— BEGIN SOURCE MATERIAL —
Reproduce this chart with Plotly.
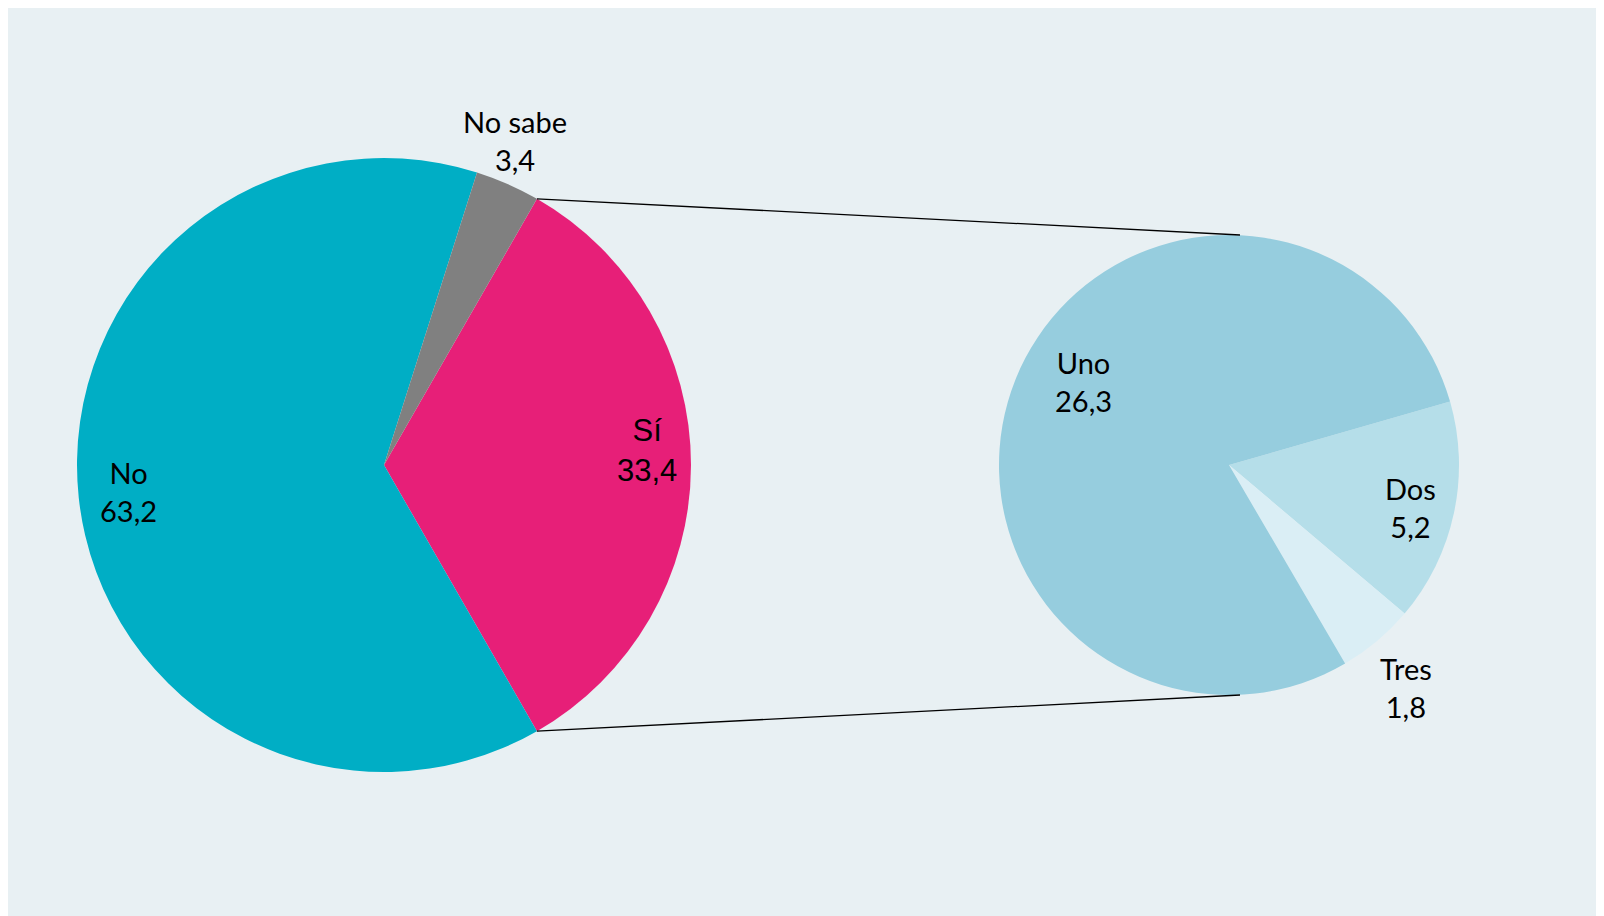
import numpy as np
import plotly.graph_objects as go

# ---- data ----
main_labels = ["Sí", "No", "No sabe"]
main_values = [33.4, 63.2, 3.4]
main_colors = ["#E71F78", "#00AEC5", "#808080"]

sub_labels = ["Dos", "Tres", "Uno"]
sub_values = [5.2, 1.8, 26.3]
sub_colors = ["#B5DEE9", "#DAEEF5", "#96CDDE"]

W, H = 1596, 908
BG = "#E8F0F3"
OFF = 8  # page body margin

# geometry (page pixels -> figure pixels)
cx1, cy1, r1 = 384 - OFF, 465 - OFF, 307
cx2, cy2, r2 = 1229 - OFF, 465 - OFF, 230


def dom(cx, cy, r):
    return dict(x=[(cx - r) / W, (cx + r) / W], y=[1 - (cy + r) / H, 1 - (cy - r) / H])


si_frac = main_values[0] / sum(main_values)
half_si = 360 * si_frac / 2
rot_left = 90 - half_si  # Sí centred at 3 o'clock

dos_start_math = 16
rot_right = 90 - dos_start_math

fig = go.Figure()
fig.add_trace(go.Pie(
    labels=main_labels, values=main_values, sort=False, direction="clockwise",
    rotation=rot_left, marker=dict(colors=main_colors, line=dict(width=0)),
    textinfo="none", domain=dom(cx1, cy1, r1), showlegend=False,
))
fig.add_trace(go.Pie(
    labels=sub_labels, values=sub_values, sort=False, direction="clockwise",
    rotation=rot_right, marker=dict(colors=sub_colors, line=dict(width=0)),
    textinfo="none", domain=dom(cx2, cy2, r2), showlegend=False,
))

shapes = []
h = np.deg2rad(half_si)
for sgn in (1, -1):
    x0 = cx1 + r1 * np.cos(h)
    y0 = cy1 - sgn * r1 * np.sin(h)
    x1 = cx2 + 11
    y1 = cy2 - sgn * r2
    shapes.append(dict(type="line", xref="paper", yref="paper",
                       x0=x0 / W, y0=1 - y0 / H, x1=x1 / W, y1=1 - y1 / H,
                       line=dict(color="black", width=1.3)))


def fmt(v):
    return f"{v:.1f}".replace(".", ",")


label_pos = {
    "No": (128, 491), "No sabe": (515, 141), "Sí": (647, 450),
    "Uno": (1083, 381), "Dos": (1410, 507), "Tres": (1406, 687),
}
annotations = []
for labs, vals in ((main_labels, main_values), (sub_labels, sub_values)):
    for lab, val in zip(labs, vals):
        px, py = label_pos[lab]
        px -= OFF
        py -= OFF
        font = dict(family="Lato, Calibri, sans-serif", size=29, color="black")
        if lab == "Sí":
            font = dict(family="Liberation Sans, Arial, sans-serif", size=31, color="black")
        annotations.append(dict(
            x=px / W, y=1 - py / H, xref="paper", yref="paper",
            text=f"{lab}<br>{fmt(val)}", showarrow=False, font=font,
            xanchor="center", yanchor="middle", align="center",
        ))

fig.update_layout(
    width=W, height=H, margin=dict(l=0, r=0, t=0, b=0),
    paper_bgcolor=BG, plot_bgcolor=BG,
    shapes=shapes, annotations=annotations,
)
fig.write_html("out.html")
— END SOURCE MATERIAL —
## EXERCISE BRIEF
Give every line back word for word and leave the pictures out.

## ANSWER BELOW
Reproduce this chart with Plotly.
import numpy as np
import plotly.graph_objects as go

# ---- data ----
main_labels = ["Sí", "No", "No sabe"]
main_values = [33.4, 63.2, 3.4]
main_colors = ["#E71F78", "#00AEC5", "#808080"]

sub_labels = ["Dos", "Tres", "Uno"]
sub_values = [5.2, 1.8, 26.3]
sub_colors = ["#B5DEE9", "#DAEEF5", "#96CDDE"]

W, H = 1596, 908
BG = "#E8F0F3"
OFF = 8  # page body margin

# geometry (page pixels -> figure pixels)
cx1, cy1, r1 = 384 - OFF, 465 - OFF, 307
cx2, cy2, r2 = 1229 - OFF, 465 - OFF, 230


def dom(cx, cy, r):
    return dict(x=[(cx - r) / W, (cx + r) / W], y=[1 - (cy + r) / H, 1 - (cy - r) / H])


si_frac = main_values[0] / sum(main_values)
half_si = 360 * si_frac / 2
rot_left = 90 - half_si  # Sí centred at 3 o'clock

dos_start_math = 16
rot_right = 90 - dos_start_math

fig = go.Figure()
fig.add_trace(go.Pie(
    labels=main_labels, values=main_values, sort=False, direction="clockwise",
    rotation=rot_left, marker=dict(colors=main_colors, line=dict(width=0)),
    textinfo="none", domain=dom(cx1, cy1, r1), showlegend=False,
))
fig.add_trace(go.Pie(
    labels=sub_labels, values=sub_values, sort=False, direction="clockwise",
    rotation=rot_right, marker=dict(colors=sub_colors, line=dict(width=0)),
    textinfo="none", domain=dom(cx2, cy2, r2), showlegend=False,
))

shapes = []
h = np.deg2rad(half_si)
for sgn in (1, -1):
    x0 = cx1 + r1 * np.cos(h)
    y0 = cy1 - sgn * r1 * np.sin(h)
    x1 = cx2 + 11
    y1 = cy2 - sgn * r2
    shapes.append(dict(type="line", xref="paper", yref="paper",
                       x0=x0 / W, y0=1 - y0 / H, x1=x1 / W, y1=1 - y1 / H,
                       line=dict(color="black", width=1.3)))


def fmt(v):
    return f"{v:.1f}".replace(".", ",")


label_pos = {
    "No": (128, 491), "No sabe": (515, 141), "Sí": (647, 450),
    "Uno": (1083, 381), "Dos": (1410, 507), "Tres": (1406, 687),
}
annotations = []
for labs, vals in ((main_labels, main_values), (sub_labels, sub_values)):
    for lab, val in zip(labs, vals):
        px, py = label_pos[lab]
        px -= OFF
        py -= OFF
        font = dict(family="Lato, Calibri, sans-serif", size=29, color="black")
        if lab == "Sí":
            font = dict(family="Liberation Sans, Arial, sans-serif", size=31, color="black")
        annotations.append(dict(
            x=px / W, y=1 - py / H, xref="paper", yref="paper",
            text=f"{lab}<br>{fmt(val)}", showarrow=False, font=font,
            xanchor="center", yanchor="middle", align="center",
        ))

fig.update_layout(
    width=W, height=H, margin=dict(l=0, r=0, t=0, b=0),
    paper_bgcolor=BG, plot_bgcolor=BG,
    shapes=shapes, annotations=annotations,
)
fig.write_html("out.html")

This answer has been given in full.